Once I had decided on the cantilever design, I had started digging some foundation holes in the path I had dug, conveniently this path being about 6 foot from the wall was in right spot. The holes needed to be about 1 foot square and 2 foot deep. There are all sorts of tools for making this job easier and I had none of them. I dug 11 holes a meter apart at the far end, and a bit more than this at the near end. This was as ever totally over engineered, the closer spacing at the far end is intended to provide additional support should a summer house type structure ever be built there. As it is, we have had a gazebo and currently a greenhouse, but nothing permanent has really taken our fancy.

Those holes took a long time, with a spade, trowel and bare hands, next time I hire a decent tool for the job. You can get hole diggers from hire shops, though the usability of these things on a slope did concern me somewhat.

In the bottom of each hole I put a storage heater brick (any old rubble will do), God knows why I still had these heavy slabs, two house moves since I last had storage heaters, but sometimes when you are a bit of a hoarder things do actually come in handy.

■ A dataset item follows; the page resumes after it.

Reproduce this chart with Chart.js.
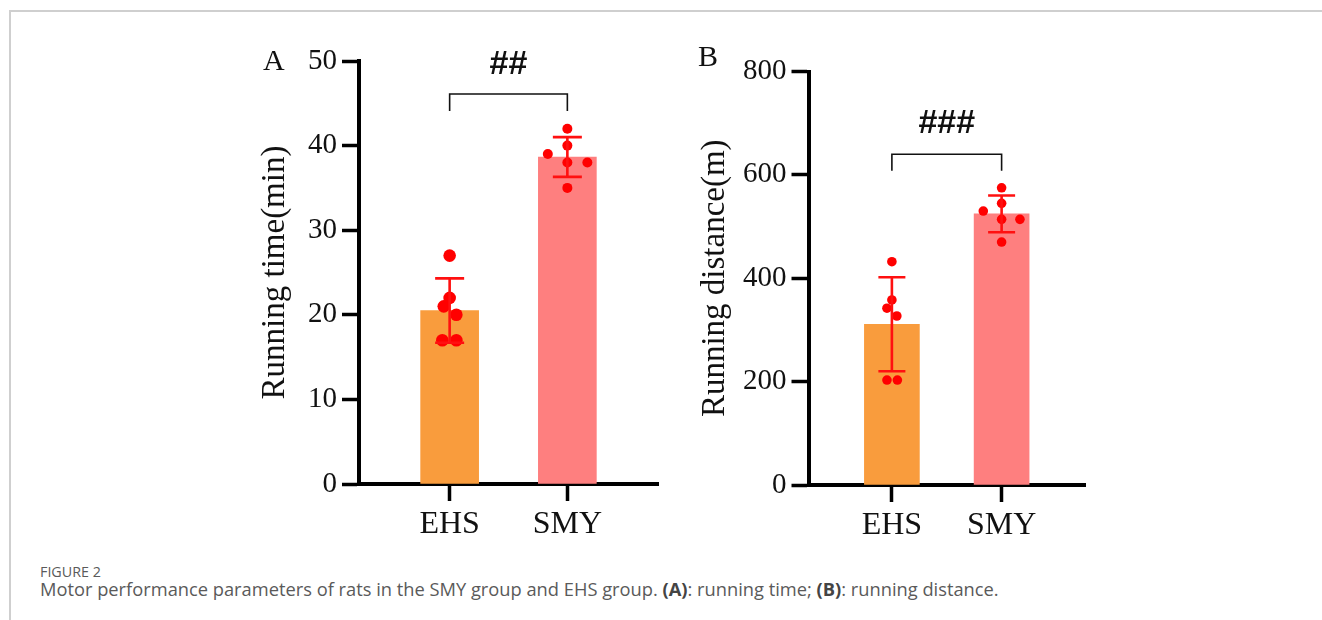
<!DOCTYPE html>
<html>
<head>
<meta charset="utf-8">
<script src="https://cdn.jsdelivr.net/npm/chart.js@4/dist/chart.umd.min.js"></script>
<style>
  html, body { margin: 0; padding: 0; background: #fff; }
  body { width: 1322px; height: 620px; position: relative; overflow: hidden; font-family: "Liberation Serif", serif; }
  .frame-top { position: absolute; left: 9px; top: 10px; width: 1313px; height: 2px; background: #cfcfcf; }
  .frame-left { position: absolute; left: 9px; top: 10px; width: 2px; height: 610px; background: #cfcfcf; }
  canvas { position: absolute; top: 0; }
  #cA { left: 0; }
  #cB { left: 680px; }
  .panel { position: absolute; font-family: "Liberation Serif", serif; font-size: 30px; color: #111; line-height: 1; }
  .cap1 { position: absolute; left: 40px; top: 562px; font-family: "Open Sans", sans-serif; font-size: 14.3px; color: #5a5a5a; }
  .cap2 { position: absolute; left: 40px; top: 576px; font-family: "Open Sans", sans-serif; font-size: 18.3px; color: #5a5a5a; white-space: nowrap; }
  .cap2 b { font-weight: 700; color: #444; }
</style>
</head>
<body>
<div class="frame-top"></div>
<div class="frame-left"></div>
<canvas id="cA" width="680" height="560"></canvas>
<canvas id="cB" width="642" height="560"></canvas>
<div class="panel" style="left:263px; top:45px;">A</div>
<div class="panel" style="left:698px; top:41px;">B</div>
<div class="cap1">FIGURE 2</div>
<div class="cap2">Motor performance parameters of rats in the SMY group and EHS group. <b>(A)</b>: running time; <b>(B)</b>: running distance.</div>
<script>
// ---- data ----
const categories = ["EHS", "SMY"];

// Panel A: running time (min)
const timeMeans = [20.5, 38.65];
const timeSD = [3.8, 2.35];
const timeEHS = [27, 22, 21, 20, 17, 17];
const timeEHSJitter = [0, 0, -0.05, 0.057, -0.062, 0.057];
const timeSMY = [42, 40, 39, 38, 38, 35];
const timeSMYJitter = [0, 0, -0.166, 0, 0.17, 0];
const timeTicks = [0, 10, 20, 30, 40, 50];

// Panel B: running distance (m)
const distMeans = [311, 524.5];
const distSD = [91, 35.5];
const distEHS = [432, 358, 342, 327, 203, 203];
const distEHSJitter = [0, 0, -0.045, 0.045, -0.045, 0.05];
const distSMY = [575, 545, 530, 514, 514, 470];
const distSMYJitter = [0, 0, -0.167, 0, 0.167, 0];
const distTicks = [0, 200, 400, 600, 800];

// significance brackets (data units)
const timeBracket = { from: 0, to: 1, top: 46.1, bottom: 44.1, labelY: 49.6, label: "##" };
const distBracket = { from: 0, to: 1, top: 640, bottom: 608, labelY: 700, label: "###" };

const barColors = ["#F99C3D", "#FE7F7F"];
const dotColor = "#FF0000";
const errColor = "#FF1010";

const serif = "'Liberation Serif', 'Times New Roman', serif";

const errorBarPlugin = {
  id: 'errbars',
  afterDatasetsDraw(chart) {
    const o = chart.options.plugins.errbars;
    const xs = chart.scales.x, ys = chart.scales.y, ctx = chart.ctx;
    ctx.save();
    ctx.strokeStyle = errColor;
    ctx.lineWidth = 2.6;
    o.means.forEach((m, i) => {
      const x = xs.getPixelForValue(i);
      const yt = ys.getPixelForValue(m + o.sd[i]);
      const yb = ys.getPixelForValue(m - o.sd[i]);
      ctx.beginPath();
      ctx.moveTo(x, yt); ctx.lineTo(x, yb);
      ctx.moveTo(x - o.cap, yt); ctx.lineTo(x + o.cap, yt);
      ctx.moveTo(x - o.cap, yb); ctx.lineTo(x + o.cap, yb);
      ctx.stroke();
    });
    ctx.restore();
  },
  afterDraw(chart) {
    const b = chart.options.plugins.errbars.bracket;
    const xs = chart.scales.x, ys = chart.scales.y, ctx = chart.ctx;
    const x1 = xs.getPixelForValue(b.from), x2 = xs.getPixelForValue(b.to);
    const yT = ys.getPixelForValue(b.top), yB = ys.getPixelForValue(b.bottom);
    ctx.save();
    ctx.strokeStyle = "#111";
    ctx.lineWidth = 1.6;
    ctx.beginPath();
    ctx.moveTo(x1, yB); ctx.lineTo(x1, yT); ctx.lineTo(x2, yT); ctx.lineTo(x2, yB);
    ctx.stroke();
    ctx.fillStyle = "#111";
    ctx.font = "bold 34px 'Liberation Sans', Arial, sans-serif";
    ctx.textAlign = "center";
    ctx.textBaseline = "middle";
    ctx.fillText(b.label, (x1 + x2) / 2, ys.getPixelForValue(b.labelY));
    ctx.restore();
  }
};

function makeChart(id, cfg) {
  const dots = (vals, jit, idx) => vals.map((v, k) => ({ x: idx + jit[k], y: v }));
  return new Chart(document.getElementById(id), {
    type: 'bar',
    data: {
      datasets: [
        {
          type: 'bar',
          data: cfg.means.map((m, i) => ({ x: i, y: m })),
          backgroundColor: barColors,
          borderWidth: 0,
          barThickness: cfg.barW,
          order: 3
        },
        {
          type: 'scatter',
          data: dots(cfg.ehs, cfg.ehsJ, 0),
          backgroundColor: dotColor,
          borderWidth: 0,
          pointRadius: cfg.rEHS,
          order: 1
        },
        {
          type: 'scatter',
          data: dots(cfg.smy, cfg.smyJ, 1),
          backgroundColor: dotColor,
          borderWidth: 0,
          pointRadius: cfg.rSMY,
          order: 1
        }
      ]
    },
    options: {
      responsive: false,
      animation: false,
      devicePixelRatio: 1,
      layout: { padding: cfg.pad },
      plugins: {
        legend: { display: false },
        tooltip: { enabled: false },
        errbars: { means: cfg.means, sd: cfg.sd, cap: cfg.cap, bracket: cfg.bracket }
      },
      scales: {
        x: {
          type: 'linear',
          offset: false,
          min: cfg.xMin, max: cfg.xMax,
          afterFit: s => { s.height = cfg.xH; },
          afterBuildTicks: s => { s.ticks = categories.map((c, i) => ({ value: i })); },
          ticks: {
            callback: v => categories[v],
            color: "#111",
            font: { family: serif, size: 32 },
            padding: 4,
            maxRotation: 0,
            autoSkip: false
          },
          grid: { offset: false, drawOnChartArea: false, drawTicks: true, tickLength: 17, tickWidth: 3.5, tickColor: "#000" },
          border: { display: true, color: "#000", width: 4 }
        },
        y: {
          min: 0, max: cfg.yMax,
          afterFit: s => { s.width = cfg.yW; },
          afterBuildTicks: s => { s.ticks = cfg.ticks.map(v => ({ value: v })); },
          ticks: {
            color: "#111",
            font: { family: serif, size: 29 },
            padding: 5
          },
          title: {
            display: true,
            text: cfg.title,
            color: "#111",
            font: { family: serif, size: 33 },
            padding: { top: 4, bottom: 4 }
          },
          grid: { drawOnChartArea: false, drawTicks: true, tickLength: 17, tickWidth: 3.5, tickColor: "#000" },
          border: { display: true, color: "#000", width: 4 }
        }
      }
    },
    plugins: [errorBarPlugin]
  });
}

makeChart('cA', {
  means: timeMeans, sd: timeSD, ehs: timeEHS, ehsJ: timeEHSJitter, smy: timeSMY, smyJ: timeSMYJitter,
  ticks: timeTicks, yMax: 50, title: "Running time(min)", bracket: timeBracket,
  xMin: -0.77, xMax: 1.77, barW: 58, rEHS: 6.3, rSMY: 5, cap: 14.5,
  pad: { left: 252, top: 61, right: 22, bottom: 0 }, yW: 107, xH: 76
});

makeChart('cB', {
  means: distMeans, sd: distSD, ehs: distEHS, ehsJ: distEHSJitter, smy: distSMY, smyJ: distSMYJitter,
  ticks: distTicks, yMax: 800, title: "Running distance(m)", bracket: distBracket,
  xMin: -0.76, xMax: 1.76, barW: 55, rEHS: 4.8, rSMY: 4.8, cap: 13.5,
  pad: { left: 12, top: 71.5, right: 237, bottom: 0 }, yW: 116.5, xH: 75
});
</script>
</body>
</html>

So now was the time to concrete in the posts, since my concreting experience was limited, well no existent limited, it was time to draft in my then 76 year old Dad for some hard labour. Mixing sharp sand ballast and cement might not be rocket science, but I didn't want to miss a trick on the foundations. Here is a useful guide on concrete mixes. The first load of concrete was mixed, in a sound demonstration that a life time of gardening keeps you fit and healthy! and the first post concreted in. The post had first been cut to height by using a spirit level on a board balanced on the ledger board out towards the post, and the post itself was kept level using one of those simple but essential tools a post level.These cost just about nothing and make posts an awful lot easier to deal with.

One pole done 10 more to go. But the cantilever design does at least make this part of the build quite a casual exercise, pin point accuracy is not needed.

At this point the work attracts a bit more attention, is it a fence I'm building halfway up the hill?